Review of Leave No Trace (2018)

Moving picture, 109 minutes

Seen in 2018.

Drama. It captures a lot of contemporary US culture: Perpetual distant war, wounded militarism and a stumbling, suicidal masculinity as the diffuse backdrop for a story whose foreground is wilderness, independence, freedom, mistrust (Will’s paranoia about “them”, the mainstream culture), pro-religious bias (Will’s reason for going to church), domestication (trimming Christmas trees to match expectations) etc. The opioid epidemic is not mentioned by that name but a trucker talks about it and Will is able to sell his benzos and other drugs, presumably because of it.
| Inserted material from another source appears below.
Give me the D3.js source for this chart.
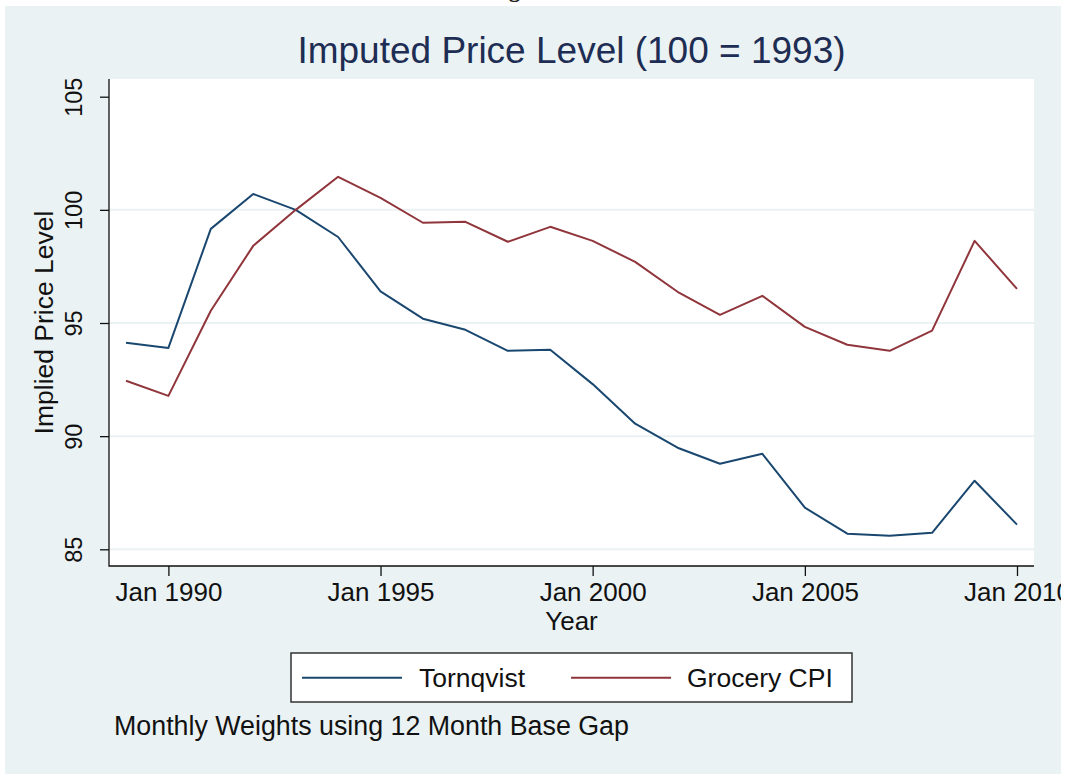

Thankfully, there are no villains in this working-class world, nor does the narrative touch the broken two-party system. Just like it uses seahorses and bees as metaphors for people, it tries to illustrate society through the small, concluding with generous, folksy, semi-homeless salt-of-the-earth types in RVs.

This is all nice, but despite “great American novel”/movie aspirations, the emphasis is on the drama, and Tom as an individual. She’s a child heroine: Pretty, courteous, intelligent, educated, weirdly even-tempered, not credible and not representative. The implication is that mainstream culture—which has not touched her—is as destructive as it feels to her father when he hides their TV. With typical puritanical fear, the film shies away from such subjects as her menarche. I do not prefer the rapey Light of My Life (2019); I like that there is no prurient threat from “them” and I like how Tom has adopted Will’s militaristic manner of speech: Clear, direct, short sentences, simple words, illustrating the depth of his influence. Still I felt very little for Tom’s plight.

As a meditation on US military failures and mental health, it’s obviously a lot smarter, more meaningful, more compassionate and more sincere than First Blood (1982), but it isn’t fundamentally different. The conventional drama is a very limited form. In this case it has not moved on very far from its Greek roots: Characters who are better than the audience, doomed to an ill fate (separation) by hamartia. For dubious US environmentalist drama I prefer Night Moves (2013).